One of the few remaining policy questions facing President Obama in his last week in office is who he might pardon on the way out the door.
Obama has released a record number of people from prison through commutations. He recently commuted hundreds of sentences, and Obama’s critics on the right are bracing for a round of controversial eleventh hour pardons and commutations before he leaves on Jan. 20.
“This president has shown a penchant for doing petulant, ideological things in last days of his administration, and letting out some real bad guys — heroes on the left — would be certainly in his wheel house,” said Tom Fitton, president of Judicial Watch, a conservative legal watchdog group.
Pardons and commutations granted in the final hours of a president’s tenure have a long tradition in American politics. But legal scholars and experts who have studied the issue say ethically questionable pardons, such as President Bill Clinton’s pardon of Marc Rich and President Gerald Ford’s pardon of President Richard Nixon, are the exception, not the rule.
P.S. Ruckman, Jr., a professor at North Illinois University and editor of the blog “Pardon Power,” said the conventional wisdom that presidents issue a dump of ethically questionable pardons on their way out of the White House door is a “weak, lame generalization.”
Ruckman also disputed conservative critics who suggested that Obama was likely to grant a Marc Rich-style pardon.
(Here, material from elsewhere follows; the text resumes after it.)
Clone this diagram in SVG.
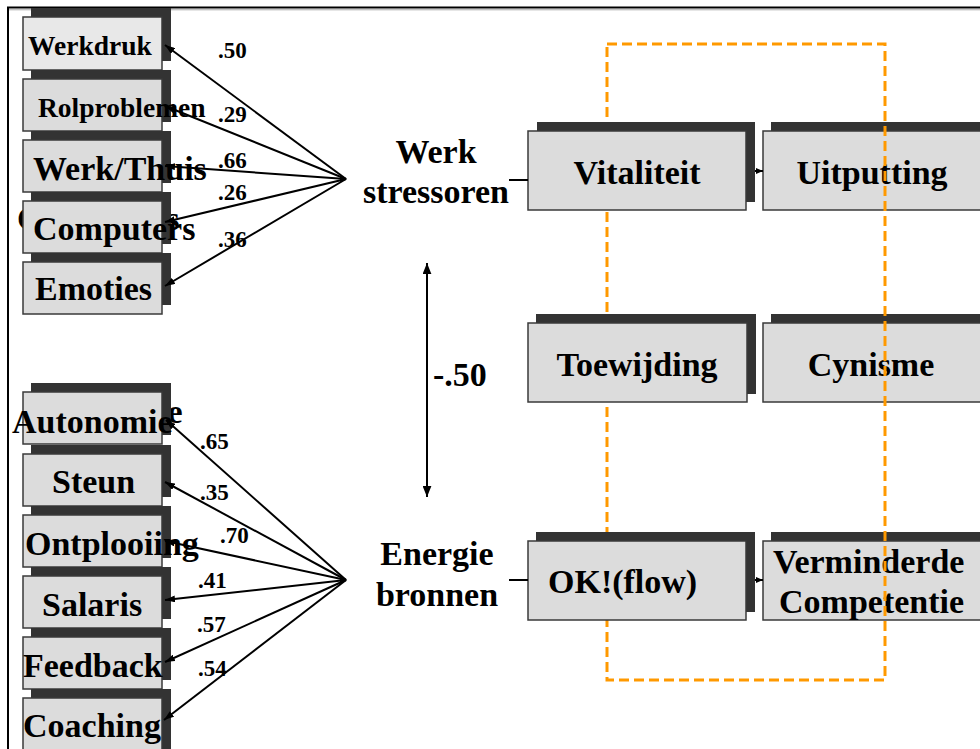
<svg xmlns="http://www.w3.org/2000/svg" width="980" height="749" viewBox="0 0 980 749">
<style>
text{font-family:"Liberation Serif","Times New Roman",serif;font-weight:bold;fill:#000}
.sh{fill:#333333}
.bx{fill:#dcdcdc;stroke:#3a3a3a;stroke-width:1.5}
.lbl{font-size:34px}
.num{font-size:23px}
.ln{stroke:#000;stroke-width:2;fill:none}
</style>
<defs>
<marker id="ah" viewBox="0 0 10 7" refX="10" refY="3.5" markerWidth="10" markerHeight="7" markerUnits="userSpaceOnUse" orient="auto-start-reverse"><path d="M0,0 L10,3.5 L0,7 z" fill="#000"/></marker>
<marker id="ahb" viewBox="0 0 10 8" refX="10" refY="4" markerWidth="11" markerHeight="9" markerUnits="userSpaceOnUse" orient="auto-start-reverse"><path d="M0,0 L10,4 L0,8 z" fill="#000"/></marker>
<marker id="ahs" viewBox="0 0 7 6" refX="7" refY="3" markerWidth="7" markerHeight="6" markerUnits="userSpaceOnUse" orient="auto"><path d="M0,0 L7,3 L0,6 z" fill="#000"/></marker>
</defs>
<rect width="980" height="749" fill="#fff"/>
<g id="frame">
<path d="M8,749 V7.5 H980" fill="none" stroke="#000" stroke-width="2"/>
<line x1="9" y1="9.8" x2="980" y2="9.8" stroke="#aaa" stroke-width="1"/>
</g>
<g id="ghosts">
<text class="lbl" x="17" y="230">Computers</text>
<text class="lbl" x="22" y="423">Autonomie</text>
</g>
<g id="n-werkdruk"><rect class="sh" x="31" y="8" width="140" height="53"/><rect class="bx" x="23" y="17" width="139" height="53" style="fill:#e8e8e8"/></g>
<g id="n-rolproblemen"><rect class="sh" x="31" y="70" width="140" height="52"/><rect class="bx" x="23" y="79" width="139" height="52"/></g>
<g id="n-werkthuis"><rect class="sh" x="31" y="131" width="140" height="52"/><rect class="bx" x="23" y="140" width="139" height="52"/></g>
<g id="n-computers"><rect class="sh" x="31" y="192" width="140" height="52"/><rect class="bx" x="23" y="201" width="139" height="52"/></g>
<g id="n-emoties"><rect class="sh" x="31" y="253" width="140" height="52"/><rect class="bx" x="23" y="262" width="139" height="52"/></g>
<g id="n-autonomie"><rect class="sh" x="31" y="383" width="140" height="52"/><rect class="bx" x="23" y="392" width="139" height="52"/></g>
<g id="n-steun"><rect class="sh" x="31" y="445" width="140" height="52"/><rect class="bx" x="23" y="454" width="139" height="52"/></g>
<g id="n-ontplooiing"><rect class="sh" x="31" y="506" width="140" height="52"/><rect class="bx" x="23" y="515" width="139" height="52"/></g>
<g id="n-salaris"><rect class="sh" x="31" y="567" width="140" height="52"/><rect class="bx" x="23" y="576" width="139" height="52"/></g>
<g id="n-feedback"><rect class="sh" x="31" y="628" width="140" height="52"/><rect class="bx" x="23" y="637" width="139" height="52"/></g>
<g id="n-coaching"><rect class="sh" x="31" y="689" width="140" height="60"/><rect class="bx" x="23" y="698" width="139" height="60"/></g>
<g id="n-uitputting"><rect class="sh" x="771" y="122" width="220" height="80"/><rect class="bx" x="763" y="131" width="230" height="79"/><text class="lbl" x="872" y="184" text-anchor="middle">Uitputting</text></g>
<g id="n-cynisme"><rect class="sh" x="771" y="314" width="220" height="80"/><rect class="bx" x="763" y="323" width="230" height="79"/><text class="lbl" x="871" y="376" text-anchor="middle">Cynisme</text></g>
<g id="n-verminderde"><rect class="sh" x="771" y="532" width="220" height="80"/><rect class="bx" x="763" y="541" width="230" height="79"/><text class="lbl" x="773" y="573">Verminderde</text><text class="lbl" x="779" y="613">Competentie</text></g>
<g id="focus">
<rect x="607" y="44" width="278" height="636" fill="none" stroke="#ff9900" stroke-width="3" stroke-dasharray="10 5"/>
</g>
<g id="n-vitaliteit"><rect class="sh" x="537" y="122" width="218" height="80"/><rect class="bx" x="528" y="131" width="218" height="79"/><text class="lbl" x="637" y="184" text-anchor="middle">Vitaliteit</text></g>
<g id="n-toewijding"><rect class="sh" x="536" y="314" width="220" height="80"/><rect class="bx" x="528" y="323" width="219" height="79"/><text class="lbl" x="637" y="376" text-anchor="middle">Toewijding</text></g>
<g id="n-ok"><rect class="sh" x="536" y="532" width="219" height="80"/><rect class="bx" x="528" y="541" width="218" height="79"/><text class="lbl" x="548" y="593">OK!(flow)</text></g>
<g id="connectors">
<line class="ln" x1="346" y1="179" x2="165" y2="45" marker-end="url(#ah)"/>
<line class="ln" x1="346" y1="179" x2="165" y2="106" marker-end="url(#ah)"/>
<line class="ln" x1="346" y1="179" x2="165" y2="166" marker-end="url(#ah)"/>
<line class="ln" x1="346" y1="179" x2="165" y2="222" marker-end="url(#ah)"/>
<line class="ln" x1="346" y1="179" x2="165" y2="286" marker-end="url(#ah)"/>
<line class="ln" x1="346" y1="580" x2="166" y2="420" marker-end="url(#ah)"/>
<line class="ln" x1="346" y1="580" x2="165" y2="482" marker-end="url(#ah)"/>
<line class="ln" x1="346" y1="580" x2="165" y2="541" marker-end="url(#ah)"/>
<line class="ln" x1="346" y1="580" x2="165" y2="600" marker-end="url(#ah)"/>
<line class="ln" x1="346" y1="580" x2="165" y2="662" marker-end="url(#ah)"/>
<line class="ln" x1="346" y1="580" x2="164" y2="720" marker-end="url(#ah)"/>
<path d="M340,176 L347,179 L340,182 z" fill="#000"/>
<path d="M340,577 L347,580 L340,583 z" fill="#000"/>
<line class="ln" x1="427" y1="263" x2="427" y2="497" stroke-width="3" marker-start="url(#ahb)" marker-end="url(#ahb)"/>
<line class="ln" x1="509" y1="180" x2="528" y2="180" stroke-width="2.5"/>
<line class="ln" x1="509" y1="580" x2="528" y2="580" stroke-width="2.5"/>
<line class="ln" x1="755" y1="171" x2="763" y2="171" marker-end="url(#ahs)"/>
<line class="ln" x1="755" y1="580" x2="763" y2="580" marker-end="url(#ahs)"/>
</g>
<g id="labels">
<text x="28" y="55" font-size="27.5px">Werkdruk</text>
<text x="38" y="117" font-size="27.5px">Rolproblemen</text>
<text class="lbl" x="33" y="180">Werk/Thuis</text>
<text class="lbl" x="33" y="240">Computers</text>
<text class="lbl" x="35" y="300" font-size="33px">Emoties</text>
<text class="lbl" x="12" y="433">Autonomie</text>
<text class="lbl" x="52" y="493" font-size="33px">Steun</text>
<text class="lbl" x="25" y="555">Ontplooiing</text>
<text class="lbl" x="42" y="616">Salaris</text>
<text class="lbl" x="23" y="677">Feedback</text>
<text class="lbl" x="23" y="737">Coaching</text>
<text class="lbl" x="436" y="163" text-anchor="middle" font-size="33.5px">Werk</text>
<text class="lbl" x="436" y="203" text-anchor="middle">stressoren</text>
<text class="lbl" x="437" y="565" text-anchor="middle">Energie</text>
<text class="lbl" x="437" y="606" text-anchor="middle" font-size="33.5px">bronnen</text>
<text class="lbl" x="433" y="386" font-size="26px">-.50</text>
</g>
<g id="coefficients">
<text class="num" x="218" y="58">.50</text>
<text class="num" x="218" y="122">.29</text>
<text class="num" x="218" y="168">.66</text>
<text class="num" x="218" y="200">.26</text>
<text class="num" x="218" y="247">.36</text>
<text class="num" x="200" y="449">.65</text>
<text class="num" x="200" y="500">.35</text>
<text class="num" x="220" y="543">.70</text>
<text class="num" x="198" y="588">.41</text>
<text class="num" x="197" y="632">.57</text>
<text class="num" x="198" y="676">.54</text>
</g>
</svg>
Rich was indicated on federal tax evasion charges but was pardoned by Clinton in 2001, on his last day in office.
“If you’re a reasonable betting person, there just isn’t any evidence at all that Obama’s likely to drop a bunch of big names, controversial cronies and friends and family members,” he said. “No matter what anyone things about him on any other front, on this front he’s played it straight.”
Obama has long said that he would follow a uniform process for reviewing requests for pardons and commutations, making decisions on the merits of each case. The president has talked openly about the his disinclination to approve pardons that appeared political in nature, such as the Rich pardon.
But that hasn’t stopped Obama’s opponents from speculating that he might pardon Hillary Clinton, the 2016 Democratic presidential nominee, to protect her from possible future prosecution for her use of a personal email server while she served as his secretary of state. Many Democrats, however, note that Clinton hasn’t been charged with anything, so a pardon makes no sense.
A more recent rumor is that Obama might consider commuting the prison sentence of Chelsea Manning, the former Bradley Manning, who while serving in the military leaked sensitive documents to WikiLeaks.
The presidential power to pardon and commute prison sentences is granted by the Constitution. Obama didn’t use it that often during his first term, but has picked up the pace over the past four years. Sentencing advocacy groups have urged him to use it to provide relief to individuals convicted of non-violent drug offenses.
Mark Kende, director of the Drake University Constitutional Law Center in Des Moines, said the courts treat the presidential pardon as a “political question.” In other words, something outside of their ability to intervene and either halt a pardon or overturn it.
The power of the pardon serves a valuable purpose, despite how politically charged the issue has become, Kende said. In the law, it creates a mechanism for showing mercy and recognition that an individual has served enough time in prison and should be given a chance to rejoin society.
It also provides society with a legal way to avoid political conflict or cultural division that could be harmful. Ford, when he pardoned Nixon in 1974 from any criminal liability or prosecution for his role in the tumultuous Watergate scandal, said he did so, so that the country could recover.
“Most pardons are not like that,” Kende emphasized.